Ironically, it would be much faster so send the needed files as an e-mail
attachment, which doesn't seem logical?

Possibly, though SMTP's had a quarter century to work out the kinks and it's
more or less about as good as we're going to get as far as email protocols
are concerned, drawbacks aside. I don't think RDP's got that kind of
lifespan ahead of it given better alternatives from before it's time are
seeing a resurgence given almost every Linux box has some form of X11
implementation. Another thing you might try is sending yourself a file via
Jabber.
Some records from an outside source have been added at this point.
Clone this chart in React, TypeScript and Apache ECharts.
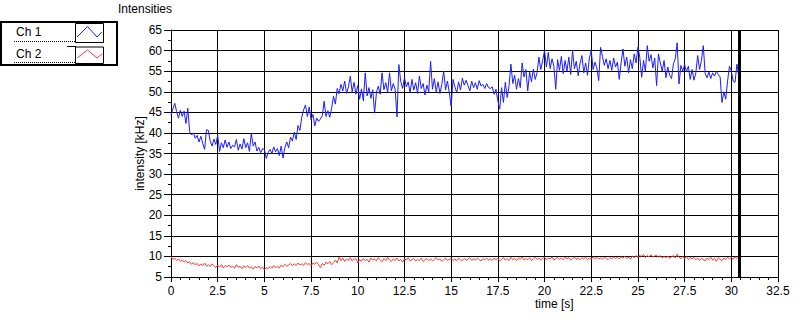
import React, { useEffect, useRef } from "react";
import * as echarts from "echarts";

const DT = 0.1; // sampling interval [s]
const CURSOR_T = 30.45;

const xTicks = { min: 0, max: 32.5, interval: 2.5 };
const yTicks = { min: 5, max: 65, interval: 5 };

const legendNames = ["Ch 1", "Ch 2"];
const seriesColors = ["#1c1cff", "#ff3a3a"];

const ch1: number[] = [
  44.3, 45.8, 47.2, 45.2, 43.6, 45.5, 44.0, 45.3, 42.3, 46.0,
  40.3, 39.5, 40.0, 38.7, 39.4, 37.8, 39.2, 37.4, 36.0, 40.8,
  40.6, 38.0, 36.8, 38.5, 37.2, 39.4, 35.5, 37.6, 36.4, 38.3,
  36.5, 37.8, 36.2, 37.0, 36.6, 38.4, 35.8, 37.3, 36.1, 38.6,
  36.4, 37.6, 35.5, 40.0, 36.8, 37.8, 35.6, 36.5, 35.2, 36.2,
  36.0, 33.8, 35.2, 36.0, 35.0, 36.6, 35.4, 36.2, 34.5, 36.8,
  33.9, 36.5, 37.8, 36.4, 39.0, 38.0, 40.2, 38.4, 41.8, 40.6,
  43.8, 45.6, 46.8, 44.0, 46.3, 43.2, 44.5, 41.7, 43.6, 42.8,
  43.4, 44.2, 47.7, 44.0, 45.4, 43.8, 46.0, 48.9, 47.0, 50.8,
  49.5, 51.8, 50.2, 52.6, 49.6, 51.2, 53.8, 50.0, 52.3, 49.4,
  51.5, 48.2, 50.7, 47.8, 54.6, 49.0, 51.0, 48.4, 50.5, 44.8,
  49.8, 51.4, 49.4, 54.6, 50.5, 52.2, 49.8, 54.6, 50.2, 52.0,
  50.6, 43.9, 56.6, 52.5, 50.8, 53.4, 51.2, 52.4, 49.8, 53.0,
  50.4, 52.2, 49.6, 53.8, 50.8, 52.0, 49.2, 51.6, 50.0, 57.4,
  50.6, 53.2, 50.0, 52.4, 49.6, 51.8, 55.0, 50.4, 52.6, 49.8,
  46.5, 53.0, 51.2, 49.8, 52.4, 50.4, 53.3, 51.6, 52.8, 51.5,
  50.2, 52.6, 51.0, 52.2, 50.6, 52.7, 51.4, 51.8, 50.8, 52.0,
  51.0, 50.8, 51.2, 49.4, 50.6, 47.8, 45.8, 51.0, 47.4, 52.3,
  48.6, 51.5, 56.7, 52.0, 54.0, 50.6, 53.2, 51.0, 57.0, 53.6,
  55.4, 50.2, 54.8, 52.4, 55.5, 53.0, 54.6, 58.4, 55.4, 57.6,
  60.0, 56.0, 59.6, 55.6, 58.0, 56.2, 50.6, 57.8, 55.2, 58.6,
  54.4, 57.6, 55.0, 58.4, 54.2, 60.0, 55.6, 57.4, 53.9, 56.8,
  58.8, 54.6, 57.0, 54.0, 58.2, 60.0, 55.4, 57.2, 55.8, 52.7,
  60.8, 58.6, 56.4, 58.0, 55.6, 57.6, 55.2, 58.2, 56.0, 57.2,
  53.0, 57.0, 60.4, 56.2, 58.4, 54.6, 57.8, 55.6, 59.2, 57.0,
  60.8, 58.4, 53.5, 57.6, 55.0, 61.2, 57.4, 59.0, 55.8, 58.2,
  51.5, 59.2, 57.0, 55.0, 57.6, 53.4, 56.0, 54.0, 53.2, 56.8,
  58.0, 61.9, 51.9, 56.4, 55.0, 56.6, 54.8, 56.2, 53.0, 55.4,
  52.8, 54.6, 58.8, 55.4, 57.6, 61.2, 54.4, 53.4, 54.8, 53.2,
  54.6, 53.8, 55.0, 54.2, 53.6, 47.4, 50.0, 48.2, 52.6, 56.2,
  55.0, 52.6, 52.3, 56.7, 53.9,
];

const ch2: number[] = [
  9.9, 9.3, 9.6, 9.0, 9.4, 8.8, 9.2, 8.6, 9.0, 8.4,
  8.7, 8.1, 8.5, 7.9, 8.3, 7.7, 8.2, 7.8, 8.4, 7.6,
  8.0, 7.5, 8.2, 7.7, 7.3, 7.9, 7.4, 8.0, 7.2, 7.8,
  7.5, 7.9, 7.3, 7.7, 7.1, 8.0, 7.4, 7.6, 7.0, 7.7,
  7.3, 7.8, 7.2, 7.5, 6.9, 7.6, 7.2, 7.7, 7.0, 7.4,
  6.8, 7.3, 7.0, 7.6, 7.1, 7.8, 7.3, 7.6, 7.2, 7.9,
  7.5, 8.1, 7.6, 7.9, 8.3, 7.7, 8.2, 7.8, 8.4, 7.9,
  8.2, 7.8, 8.5, 8.0, 8.3, 7.7, 8.4, 8.1, 8.6, 8.0,
  7.3, 8.3, 7.9, 8.6, 8.2, 8.8, 8.0, 8.5, 9.1, 8.4,
  9.9, 9.0, 9.6, 8.8, 9.4, 9.0, 9.7, 8.9, 9.3, 9.5,
  8.4, 9.2, 8.8, 9.5, 9.0, 9.3, 8.6, 9.6, 9.1, 9.4,
  8.9, 9.7, 9.2, 8.7, 9.5, 9.0, 9.8, 9.1, 8.8, 9.4,
  9.0, 9.6, 8.9, 9.3, 8.6, 9.4, 9.1, 9.7, 8.9, 9.2,
  9.5, 8.9, 9.3, 9.0, 9.6, 8.8, 9.2, 9.5, 9.0, 9.4,
  8.9, 9.3, 9.7, 9.1, 9.4, 8.8, 9.2, 9.6, 9.0, 9.3,
  9.5, 9.0, 9.4, 8.9, 9.6, 9.2, 9.0, 9.5, 9.1, 9.3,
  9.7, 9.0, 9.4, 9.1, 9.6, 9.2, 8.9, 9.5, 9.2, 9.6,
  9.1, 9.4, 9.0, 9.6, 9.2, 9.5, 8.9, 9.3, 9.7, 9.1,
  9.4, 9.0, 9.8, 9.2, 9.5, 9.0, 9.6, 9.3, 9.9, 9.1,
  9.5, 9.2, 9.7, 9.0, 9.4, 9.8, 9.3, 9.6, 9.1, 9.5,
  9.8, 9.2, 9.6, 9.4, 9.9, 9.1, 9.5, 9.7, 9.3, 9.6,
  9.2, 9.8, 9.4, 9.7, 9.1, 9.5, 9.9, 9.3, 9.6, 9.2,
  9.7, 9.4, 9.8, 9.2, 9.6, 9.3, 9.9, 9.5, 9.7, 9.4,
  9.6, 9.3, 9.8, 9.5, 9.2, 9.7, 9.4, 9.9, 9.5, 9.8,
  9.4, 9.9, 9.6, 10.0, 9.5, 9.8, 9.3, 10.1, 9.7, 10.2,
  9.8, 10.3, 9.9, 10.5, 9.7, 10.2, 9.9, 10.4, 9.8, 10.1,
  10.3, 9.8, 10.2, 9.6, 10.0, 9.7, 10.1, 9.5, 9.9, 10.2,
  9.6, 10.6, 9.8, 9.4, 10.0, 9.5, 9.9, 9.3, 9.7, 9.4,
  9.8, 9.2, 9.6, 9.0, 9.5, 9.3, 8.9, 9.6, 9.2, 9.8,
  9.1, 9.5, 8.8, 9.7, 9.3, 9.0, 9.6, 9.2, 9.8, 9.4,
  9.7, 9.3, 9.9, 9.5, 9.8,
];

const FONT = "Liberation Sans";

function legendGraphics() {
  const els: any[] = [];
  els.push({
    type: "rect",
    shape: { x: 1, y: 22, width: 116, height: 43 },
    style: { fill: "#fff", stroke: "#000", lineWidth: 2 },
  });
  const rows = [
    { top: 23, h: 19 },
    { top: 46.5, h: 16.5 },
  ];
  rows.forEach((r, i) => {
    els.push({
      type: "text",
      x: 16,
      y: r.top + r.h / 2 - 1,
      style: {
        text: legendNames[i],
        fill: "#000",
        font: `12px "${FONT}"`,
        verticalAlign: "middle",
        align: "left",
      },
    });
    els.push({
      type: "line",
      shape: { x1: 14, y1: r.top + r.h - 0.5, x2: 75, y2: r.top + r.h - 0.5 },
      style: { stroke: "#000", lineWidth: 1, lineDash: [1, 1] },
    });
    els.push({
      type: "rect",
      shape: { x: 75.5, y: r.top + 0.5, width: 28, height: r.h },
      style: { fill: "#fff", stroke: "#000", lineWidth: 1 },
    });
    const y0 = r.top + 3.5;
    const y1 = r.top + r.h - 5;
    els.push({
      type: "polyline",
      shape: {
        points: [
          [77, y1],
          [87.5, y0],
          [97, y1],
          [102, (y0 + y1) / 2],
        ],
      },
      style: { stroke: seriesColors[i], lineWidth: 1, fill: "none" },
    });
  });
  els.push({
    type: "line",
    shape: { x1: 67, y1: 46.5, x2: 76, y2: 46.5 },
    style: { stroke: "#000", lineWidth: 1 },
  });
  return els;
}

export default function App() {
  const ref = useRef<HTMLDivElement>(null);
  useEffect(() => {
    document.body.style.margin = "0";
    if (!ref.current) return;
    const chart = echarts.init(ref.current, undefined, { renderer: "svg" });
    const d1 = ch1.map((v, i) => [+(i * DT).toFixed(2), v]);
    const d2 = ch2.map((v, i) => [+(i * DT).toFixed(2), v]);
    const labelStyle = { color: "#000", fontFamily: FONT, fontSize: 12 };
    chart.setOption({
      animation: false,
      backgroundColor: "#fff",
      grid: { left: 171, right: 24, top: 30, bottom: 43, containLabel: false },
      xAxis: {
        type: "value",
        min: xTicks.min,
        max: xTicks.max,
        interval: xTicks.interval,
        axisLine: { show: true, onZero: false, lineStyle: { color: "#000", width: 1 } },
        axisTick: { show: true, length: 5, lineStyle: { color: "#000" } },
        minorTick: { show: true, splitNumber: 5, length: 3, lineStyle: { color: "#000" } },
        splitLine: { show: true, lineStyle: { color: "#000", width: 1 } },
        axisLabel: { ...labelStyle, margin: 8 },
      },
      yAxis: {
        type: "value",
        min: yTicks.min,
        max: yTicks.max,
        interval: yTicks.interval,
        name: "intensity [kHz]",
        nameLocation: "middle",
        nameGap: 25,
        nameMoveOverlap: false,
        nameTextStyle: { ...labelStyle },
        axisLine: { show: true, lineStyle: { color: "#000", width: 1 } },
        axisTick: { show: true, length: 7, lineStyle: { color: "#000" } },
        minorTick: { show: true, splitNumber: 2, length: 3, lineStyle: { color: "#000" } },
        splitLine: { show: true, lineStyle: { color: "#000", width: 1 } },
        axisLabel: { ...labelStyle, margin: 9 },
      },
      graphic: [
        {
          type: "text",
          left: 118,
          top: 3,
          style: { text: "Intensities", fill: "#000", font: `12px "${FONT}"` },
        },
        {
          type: "text",
          left: 535,
          top: 298,
          style: { text: "time [s]", fill: "#000", font: `12px "${FONT}"` },
        },
        ...legendGraphics(),
      ],
      series: [
        {
          name: legendNames[1],
          type: "line",
          data: d2,
          symbol: "none",
          lineStyle: { color: seriesColors[1], width: 1 },
          z: 3,
        },
        {
          name: legendNames[0],
          type: "line",
          data: d1,
          symbol: "none",
          lineStyle: { color: seriesColors[0], width: 1 },
          z: 4,
          markLine: {
            symbol: "none",
            silent: true,
            label: { show: false },
            lineStyle: { color: "#000", width: 3, type: "solid" },
            data: [{ xAxis: CURSOR_T }],
          },
        },
      ],
    });
    return () => chart.dispose();
  }, []);
  return <div ref={ref} style={{ width: 802, height: 320 }} />;
}
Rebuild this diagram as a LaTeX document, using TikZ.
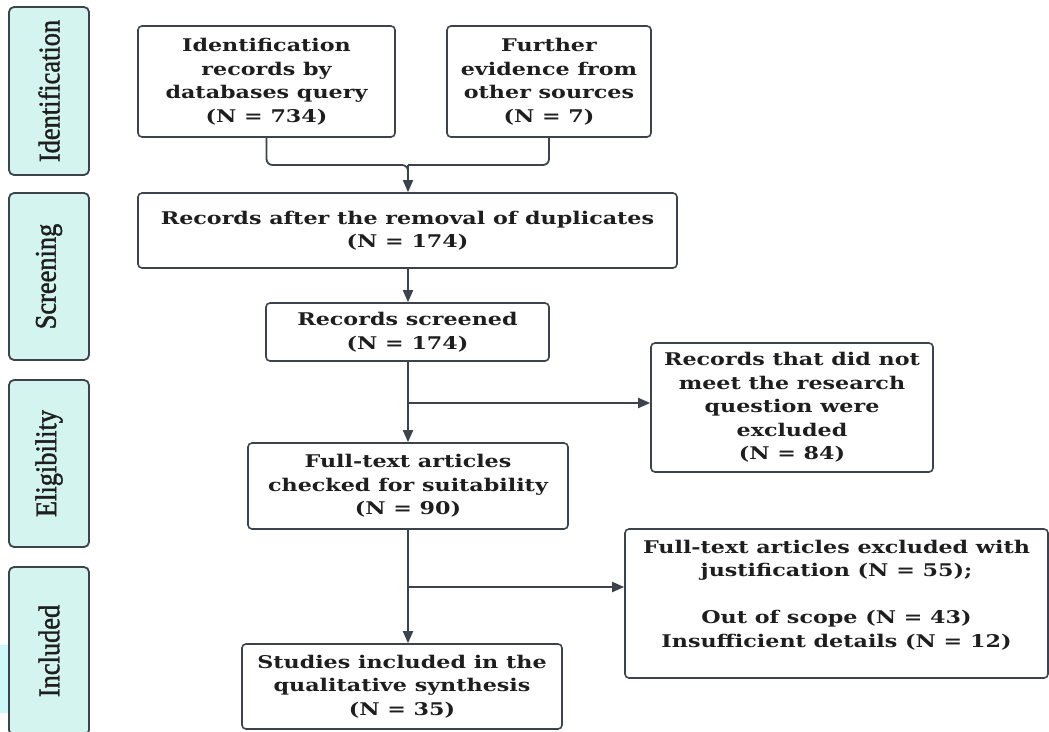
\documentclass[tikz,border=0pt]{standalone}
\usepackage{fontspec}
\setmainfont{DejaVu Serif}[FakeStretch=1.27]
\newfontfamily\phasefont[FakeStretch=0.88,FakeBold=1.3]{Liberation Serif}
\usetikzlibrary{arrows.meta}
\definecolor{edge}{HTML}{3D434D}
\definecolor{phasefill}{HTML}{D4F5EF}
\definecolor{ink}{HTML}{1E1E1E}
\definecolor{glow}{HTML}{CFF8FA}
\begin{document}
\begin{tikzpicture}[x=1pt,y=-1pt,
  box/.style={draw=edge, line width=1.6pt, rounded corners=4pt, align=center,
    font=\bfseries\fontsize{17.5}{23.5}\selectfont, text=ink, inner sep=0pt},
  phase/.style={draw=edge, line width=1.8pt, fill=phasefill, rounded corners=5pt,
    minimum height=80pt, inner sep=0pt, rotate=90,
    font=\phasefont\fontsize{30}{32}\selectfont, text=ink},
  link/.style={draw=edge, line width=1.8pt},
  arr/.style={link, -{Triangle[length=12pt,width=10pt]}}]
\useasboundingbox (0,0) rectangle (1049,731);
\clip (0,0) rectangle (1049,731);
\fill[white] (0,0) rectangle (1049,731);
\fill[glow] (0,645) rectangle (10,713);

% phase labels
\node[phase, minimum width=168pt] (p1) at (49,91) {Identification};
\node[phase, minimum width=167pt] (p2) at (49,276.5) {Screening};
\node[phase, minimum width=167pt] (p3) at (49,463.5) {Eligibility};
\node[phase, minimum width=168pt] (p4) at (49,651) {Included};

% boxes
\node[box, minimum width=257pt, minimum height=111pt] (b1) at (266.5,81.5)
  {Identification\\records by\\databases query\\(N = 734)};
\node[box, minimum width=204pt, minimum height=111pt] (b2) at (549,81.5)
  {Further\\evidence from\\other sources\\(N = 7)};
\node[box, minimum width=539pt, minimum height=75pt] (b3) at (407.5,230.5)
  {Records after the removal of duplicates\\(N = 174)};
\node[box, minimum width=283pt, minimum height=58pt] (b4) at (407.5,332)
  {Records screened\\(N = 174)};
\node[box, minimum width=320pt, minimum height=86pt] (b5) at (408,486)
  {Full-text articles\\checked for suitability\\(N = 90)};
\node[box, minimum width=320pt, minimum height=85pt] (b6) at (402,686.5)
  {Studies included in the\\qualitative synthesis\\(N = 35)};
\node[box, minimum width=282pt, minimum height=129pt] (e1) at (792,407.5)
  {Records that did not\\meet the research\\question were\\excluded\\(N = 84)};
\node[box, minimum width=423pt, minimum height=149pt] (e2) at (836.5,603.5)
  {Full-text articles excluded with\\justification (N = 55);\\[23.5pt]Out of scope (N = 43)\\Insufficient details (N = 12)\\[-4pt]\mbox{}};

% connectors
\coordinate (m) at (408,165);
\draw[link, rounded corners=6pt] (b1.south) |- (m) -- (408,180);
\draw[link, rounded corners=6pt] (b2.south) |- (m);
\draw[arr] (m) -- (m |- b3.north);
\draw[arr] (b3.south -| m) -- (m |- b4.north);
\coordinate (j1) at (408,403);
\coordinate (j2) at (408,587);
\draw[arr] (b4.south -| m) -- (m |- b5.north);
\draw[arr] (j1) -- (j1 -| e1.west);
\draw[arr] (b5.south -| m) -- (m |- b6.north);
\draw[arr] (j2) -- (j2 -| e2.west);
\end{tikzpicture}
\end{document}
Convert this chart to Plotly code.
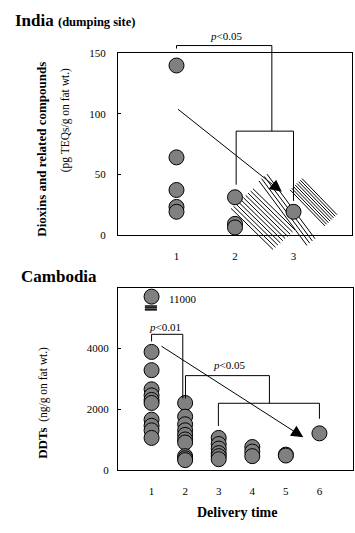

Jabber lets you sign in to the same account multiple times and you
can choose which instance (resource) you want to communicate with: If you
sign into Jabber on both ends of the remote desktop connection with
different resource names, you can transfer a file from your local machine
to the remote one a lot faster than over RDP.

http://en.wikipedia.org/wiki/Jabber
The basic intro to Jabber

http://www.jabber.org/
A popular Jabber server

http://talk.google.com/
You already have Jabber if you have a gmail account; go here for details.

If you have a LiveJournal, check their help section on how to use the Jabber
account they already set up for you.
 
B

Blue Max

Thank you, Paul, for taking the time to help us. Hope Microsoft can
incorporate more effective utilities in the future.

****************************
 
P

Paul Johnson

Please quote inline as it helps preserve conversation flow. Please read
http://wiki.ursine.ca/Best_Online_Quoting_Practices

Blue said:
Thank you, Paul, for taking the time to help us.  Hope Microsoft can
incorporate more effective utilities in the future.

Don't count on it. Microsoft is getting out of the OS business after Vista;
I would consider familiarizing yourself with Linux or MacOS at some point
in the next couple years to prepare.